A nonfactor to that point, Miles then became an unstoppable force for TCU. The sophomore went on a personal 8-2 run in a span of just over a minute to pull the Frogs within seven at the midway point of the half.

His own body then slowed the guard down, as Miles was then helped off the floor and into the locker room after sustaining an ankle injury.

That did not cease TCU’s momentum, though. They then scored five-straight points following Miles’ injury, taking their first lead in nearly 24 minutes of play on an and-1 layup by Miller with 6:45 to play.

Miller said postgame that it was key for the Frogs to stay poised with their leading scorer out of the game.

“Being down 18 at half in Division 1 basketball is not easy to come back from, let alone to do that in the Big 12,” Miller said. “I thought this team showed grit. I thought we fought together.”

Miles was eventually able to return to the game. He appeared limited due to his ankle and did not score again for the rest of the contest.

With 2:41 remaining, Texas guard Courtney Ramey drilled a three to put the Longhorns up by four, but TCU responded immediately with a dunk by Lampkin on a beautiful dish from Miles.

Lampkin would score six of TCU’s final 10 points, energizing the Frogs enough to see another day in Kansas City.

“I bring the most energy on the team. If I’m turnt up, they’re turnt up,” Lampkin said. “I feel like every time I have to turn up, bring the energy, they’re going to bring the same.”

Miles finished with 13 points, 4 rebounds and 3 assists.
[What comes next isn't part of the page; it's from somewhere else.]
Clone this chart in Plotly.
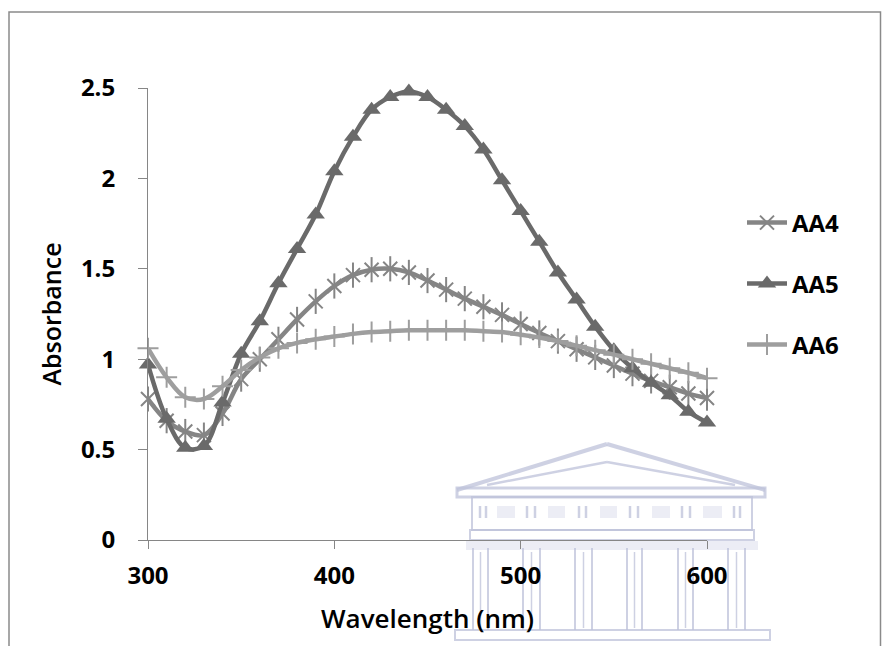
import plotly.graph_objects as go

# ---------------- data ----------------
wavelength = [300, 310, 320, 330, 340, 350, 360, 370, 380, 390, 400,
              410, 420, 430, 440, 450, 460, 470, 480, 490, 500,
              510, 520, 530, 540, 550, 560, 570, 580, 590, 600]
aa4 = [0.78, 0.66, 0.60, 0.58, 0.70, 0.89, 1.00, 1.11, 1.22, 1.32, 1.405,
       1.465, 1.495, 1.50, 1.48, 1.435, 1.385, 1.335, 1.29, 1.245, 1.195,
       1.145, 1.10, 1.055, 1.01, 0.965, 0.92, 0.88, 0.845, 0.81, 0.785]
aa5 = [0.97, 0.67, 0.51, 0.52, 0.76, 1.03, 1.21, 1.42, 1.61, 1.80, 2.04,
       2.23, 2.38, 2.45, 2.48, 2.45, 2.38, 2.29, 2.16, 1.99, 1.82,
       1.65, 1.48, 1.33, 1.18, 1.05, 0.95, 0.87, 0.80, 0.71, 0.65]
aa6 = [1.06, 0.90, 0.79, 0.78, 0.85, 0.94, 1.01, 1.06, 1.09, 1.11, 1.125,
       1.14, 1.15, 1.155, 1.16, 1.16, 1.16, 1.16, 1.155, 1.15, 1.135,
       1.12, 1.10, 1.075, 1.05, 1.025, 1.00, 0.975, 0.95, 0.925, 0.895]
series_names = ["AA4", "AA5", "AA6"]
y_ticks = [0, 0.5, 1, 1.5, 2, 2.5]
x_ticks = [300, 400, 500, 600]

# ---------------- styles ----------------
C4, C5, C6 = "#858585", "#6a6a6a", "#9e9e9e"
FONT = "Open Sans"
W, H = 888, 646
L, R, T, B = 148, 181, 88, 106
PW, PH = W - L - R, H - T - B


def px(x):
    return (x - L) / PW


def py(y):
    return (H - B - y) / PH


fig = go.Figure()
fig.add_trace(go.Scatter(x=wavelength, y=aa4, name=series_names[0], mode="lines+markers",
                         line=dict(color=C4, width=4.5, shape="spline", smoothing=1.0),
                         marker=dict(symbol="x-thin-open", size=14, color=C4,
                                     line=dict(color=C4, width=2)),
                         cliponaxis=False, legend="legend"))
fig.add_trace(go.Scatter(x=wavelength, y=aa4, mode="markers", showlegend=False,
                         marker=dict(symbol="line-ns-open", size=18, color=C4,
                                     line=dict(color=C4, width=2)),
                         cliponaxis=False, hoverinfo="skip"))
fig.add_trace(go.Scatter(x=wavelength, y=aa5, name=series_names[1], mode="lines+markers",
                         line=dict(color=C5, width=4.5, shape="spline", smoothing=1.0),
                         marker=dict(symbol="triangle-up", size=16, color=C5),
                         cliponaxis=False, legend="legend2"))
fig.add_trace(go.Scatter(x=wavelength, y=aa6, name=series_names[2], mode="lines+markers",
                         line=dict(color=C6, width=4.5, shape="spline", smoothing=1.0),
                         marker=dict(symbol="cross-thin-open", size=15, color=C6,
                                     line=dict(color=C6, width=2)),
                         cliponaxis=False, legend="legend3"))

# ---------------- watermark (decorative) ----------------
WM = "rgba(190,193,218,0.75)"
WF = "rgba(200,202,226,0.35)"
shapes = []


def line(x0, y0, x1, y1, w=3, c=WM):
    shapes.append(dict(type="line", xref="paper", yref="paper", layer="below",
                       x0=px(x0), y0=py(y0), x1=px(x1), y1=py(y1),
                       line=dict(color=c, width=w)))


def rect(x0, y0, x1, y1, w=2, fill="rgba(0,0,0,0)", c=WM):
    shapes.append(dict(type="rect", xref="paper", yref="paper", layer="below",
                       x0=px(x0), y0=py(y0), x1=px(x1), y1=py(y1),
                       line=dict(color=c, width=w), fillcolor=fill))


# pediment
line(457, 490, 607, 444, 4)
line(607, 444, 765, 490, 4)
line(487, 485, 607, 462, 2.5)
line(607, 462, 735, 485, 2.5)
rect(457, 488, 765, 497, 3)
# frieze
rect(472, 497, 752, 530, 2)
for a, b in [(497, 515), (548, 565), (600, 617), (652, 670), (703, 722)]:
    rect(a, 506, b, 518, 0, fill=WF)
for a, b in [(478, 488), (525, 537), (577, 588), (628, 640), (680, 692), (732, 742)]:
    line(a + 2, 506, a + 2, 518, 2.5)
    line(b - 2, 506, b - 2, 518, 2.5)
rect(470, 530, 754, 540, 2)
rect(466, 541, 758, 550, 0, fill=WF)
# columns
for a, b in [(473, 488), (523, 540), (575, 592), (627, 642), (678, 693), (728, 745)]:
    line(a, 548, a, 630, 2)
    line(b, 548, b, 630, 2)
    line((a + b) / 2, 552, (a + b) / 2, 628, 1.5)
rect(455, 630, 770, 640, 2)

# outer border
shapes.append(dict(type="path", xref="paper", yref="paper", layer="above",
                   path="M{},{} L{},{} L{},{} L{},{}".format(
                       px(9), py(H + 5), px(9), py(12), px(880.5), py(12), px(880.5), py(H + 5)),
                   line=dict(color="#8a8a8a", width=1.5)))


def legend_at(yc):
    return dict(x=px(742), y=py(yc), xanchor="left", yanchor="middle",
                bgcolor="rgba(0,0,0,0)", borderwidth=0,
                font=dict(family=FONT, size=24, color="#000000", weight="bold"),
                itemwidth=40)


fig.update_layout(
    width=W, height=H,
    margin=dict(l=L, r=R, t=T, b=B, pad=0),
    paper_bgcolor="white", plot_bgcolor="rgba(0,0,0,0)",
    shapes=shapes,
    showlegend=True,
    legend=legend_at(223),
    legend2=legend_at(284),
    legend3=legend_at(345),
    xaxis=dict(range=[300, 600], tickvals=x_ticks, showgrid=False, zeroline=False,
               showline=True, linecolor="#868686", linewidth=1,
               ticks="outside", ticklen=8, tickcolor="#868686",
               tickfont=dict(family=FONT, size=24, color="#000000", weight="bold"),
               ticklabelstandoff=6,
               title=dict(text="Wavelength (nm)", standoff=20,
                          font=dict(family=FONT, size=26, color="#000000", weight=600))),
    yaxis=dict(range=[0, 2.5], tickvals=y_ticks, showgrid=False, zeroline=False,
               showline=True, linecolor="#868686", linewidth=1,
               ticks="outside", ticklen=9, tickcolor="#868686",
               tickfont=dict(family=FONT, size=24, color="#000000", weight="bold"),
               ticklabelstandoff=18,
               title=dict(text="Absorbance", standoff=12,
                          font=dict(family=FONT, size=25, color="#000000", weight=600))),
)

fig.write_html("out.html")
He said postgame that he “for sure” plans to play in the semifinals, despite his injury.

TCU had held Texas to an abysmal 23% shooting in the second half. After combining for 40 points when the two teams met in Austin, guards Marcus Carr and Andrew Jones combined for just 12 points on Thursday.

Moving into the semifinals, TCU will play top seed Kansas for the third time in 10 days on Friday. Tip-off is scheduled for 7 p.m. on ESPN2.

“There’s a lot of confidence,” Miles said. “Whoever we play tomorrow just beat us a week ago, honestly; but we’re going to prepare, and we’re going to get ready.”